The agreement should define:

  • Whether refunded sales are excluded from royalties.
  • Whether a royalty is reversed after a refund.
  • Whether partial refunds reduce the royalty proportionally.
  • Whether chargebacks are treated like refunds.
  • Whether refund windows delay payout timing.
  • Whether the seller can deduct chargeback fees or dispute costs.

For high-refund categories, paying royalties only after the refund window closes may reduce clawbacks and manual adjustments.

Royalty Fees And Taxes

Royalty calculations should say whether taxes are included or excluded from the royalty base.

In many online sales flows, tax is collected from the buyer and passed through to the relevant authority. If royalties are calculated on a gross amount that includes tax, the seller may pay a royalty on money it does not keep.

The same issue can apply to shipping, payment processing, platform fees, marketplace fees, and pass-through charges.

Royalty Fee Disputes

Royalty disputes often come from vague terms, inconsistent data, missing refund rules, bundled products, or unclear ownership. Clean checkout data and written definitions reduce those disputes.

The more automated the reporting, the less the relationship depends on manual spreadsheets and memory.

Common dispute triggers include:

  • "Revenue" was not defined.
  • Discounts were not covered.
  • Refund rules were missing.
  • Bundles were not allocated.
  • Subscription renewals were unclear.
  • Payment-plan failures were not addressed.
  • Affiliate commissions were ignored.
  • Reports used different time zones.
  • One party lacked access to source data.
  • The agreement did not say what happens after termination.

Royalty Fee Example

Imagine a seller launches a $500 digital course using licensed curriculum.

The agreement says:

  • The royalty rate is 10 percent.
  • The royalty is based on collected net revenue.
  • Taxes and payment processor fees are excluded.
  • Refunds reduce the royalty base.
  • Affiliate commissions are deducted before royalties.
  • Royalties are paid monthly, 30 days after month end.

If the course produces $20,000 in collected sales, $2,000 in refunds, $700 in payment fees, and $3,000 in affiliate commissions, the royalty base may be $14,300. A 10 percent royalty would be $1,430.

That example is simple, but it shows why the base matters. A 10 percent royalty on gross revenue would produce a different payout.

Common Mistakes

Common mistakes include:

  • Agreeing to a royalty rate without defining the revenue base.
  • Forgetting refunds, chargebacks, discounts, taxes, and bundled offers.
  • Confusing royalties with affiliate commissions or general profit sharing.
  • Ignoring payment-plan failures.
  • Ignoring subscription renewals.
  • Paying royalties before refund windows close when refunds are common.
  • Creating a royalty deal before checking margin.
  • Relying on manual reporting when the product is expected to scale.
  • Failing to define who owns the customer relationship.
  • Failing to define what happens after the agreement ends.

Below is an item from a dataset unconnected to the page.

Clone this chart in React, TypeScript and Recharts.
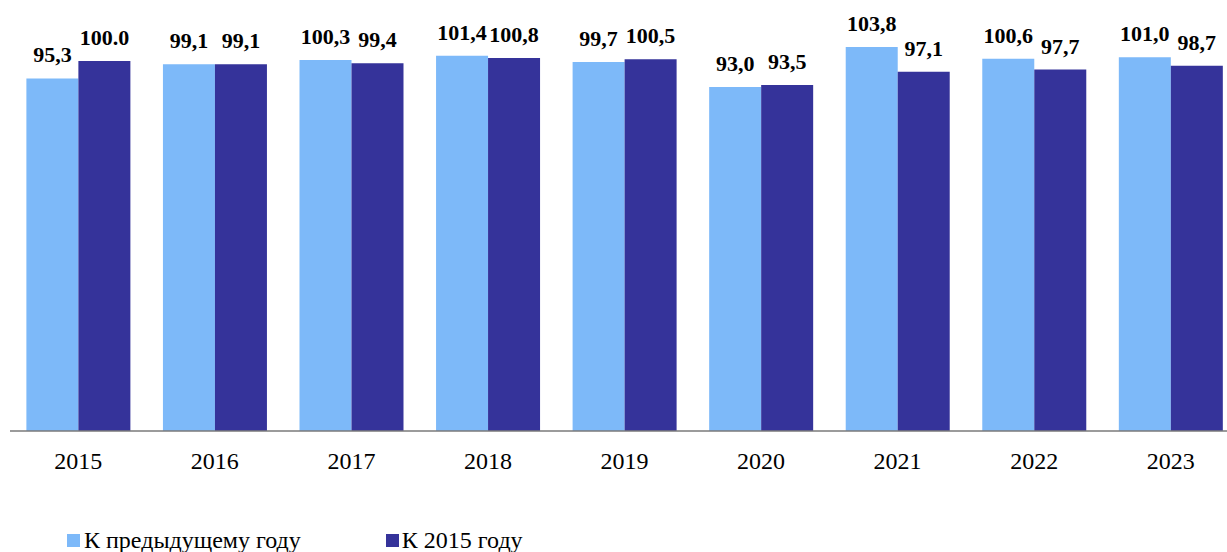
import React from "react";
import { BarChart, Bar, XAxis, YAxis, LabelList } from "recharts";

const years = ["2015", "2016", "2017", "2018", "2019", "2020", "2021", "2022", "2023"];
const prevYear = [95.3, 99.1, 100.3, 101.4, 99.7, 93.0, 103.8, 100.6, 101.0];
const vs2015 = [100.0, 99.1, 99.4, 100.8, 100.5, 93.5, 97.1, 97.7, 98.7];
const prevYearLabels = ["95,3", "99,1", "100,3", "101,4", "99,7", "93,0", "103,8", "100,6", "101,0"];
const vs2015Labels = ["100.0", "99,1", "99,4", "100,8", "100,5", "93,5", "97,1", "97,7", "98,7"];

const LIGHT = "#7db9f9";
const DARK = "#35339a";
const FONT = "Liberation Serif";

const data = years.map((year, i) => ({
  year,
  prev: prevYear[i],
  base: vs2015[i],
  prevLabel: prevYearLabels[i],
  baseLabel: vs2015Labels[i],
}));

const labelStyle = { fontFamily: FONT, fontSize: 22, fontWeight: 700, fill: "#000" };

export default function App() {
  return (
    <div
      style={{
        position: "absolute",
        left: 0,
        top: 0,
        width: 1227,
        height: 552,
        overflow: "hidden",
        background: "#fff",
        fontFamily: FONT,
      }}
    >
      <BarChart
        width={1240}
        height={552}
        data={data}
        margin={{ top: 24, right: 1, left: 10, bottom: 61 }}
        barCategoryGap="12%"
        barGap={0}
      >
        <XAxis
          dataKey="year"
          height={60}
          tickLine={false}
          tickMargin={15}
          axisLine={{ stroke: "#7a7a7a", strokeWidth: 1.5 }}
          tick={{ fontFamily: FONT, fontSize: 24, fill: "#000" }}
        />
        <YAxis hide domain={[0, 110]} />
        <Bar dataKey="prev" fill={LIGHT} isAnimationActive={false}>
          <LabelList dataKey="prevLabel" position="top" offset={16} style={labelStyle} />
        </Bar>
        <Bar dataKey="base" fill={DARK} isAnimationActive={false}>
          <LabelList dataKey="baseLabel" position="top" offset={16} style={labelStyle} />
        </Bar>
      </BarChart>
      <div
        style={{
          position: "absolute",
          left: 67,
          top: 527,
          display: "flex",
          alignItems: "center",
          fontSize: 24,
          color: "#000",
          lineHeight: "26px",
        }}
      >
        <span style={{ width: 13, height: 13, background: LIGHT, display: "inline-block", marginRight: 4 }} />
        <span>К предыдущему году</span>
        <span style={{ width: 13, height: 13, background: DARK, display: "inline-block", marginLeft: 85, marginRight: 3 }} />
        <span>К 2015 году</span>
      </div>
    </div>
  );
}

How Spiffy Sellers Should Think About Royalty Fees

Spiffy sellers should treat royalty fees as part of the offer's revenue model, not as a side note.

Before launching a product with a royalty obligation, define the agreement, price the offer with margin in mind, and make sure the checkout path captures the data needed for reporting. If the offer uses subscriptions, payment plans, affiliates, coupons, order bumps, or upsells, decide how each one affects the royalty calculation.

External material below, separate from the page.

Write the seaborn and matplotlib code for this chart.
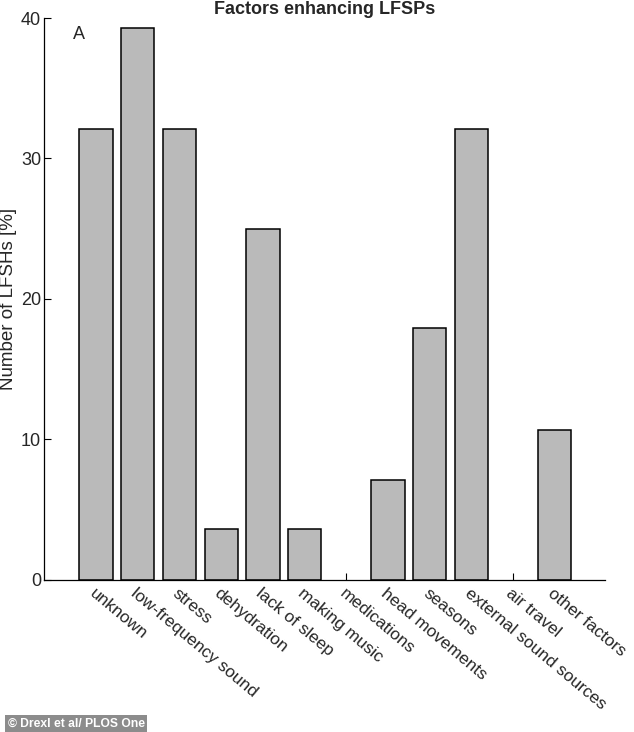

The cleanest royalty workflows usually have three things:

  • A written agreement with specific definitions.
  • A checkout and billing setup that reflects the actual offer.
  • A repeatable reporting process tied to orders, refunds, subscriptions, and payouts.

Bottom Line

Royalty fees are payments made for the right to use intellectual property, content, software, media, brands, or other protected assets. They can work well for courses, creator deals, licensing, franchises, software, templates, and partnerships, but only when the agreement defines the rate, revenue base, payment timing, refund rules, and reporting process.

For online sellers, the most important lesson is not just legal wording. It is operational clarity. The checkout, pricing, billing, refund, and reporting setup should support the royalty agreement from the first sale.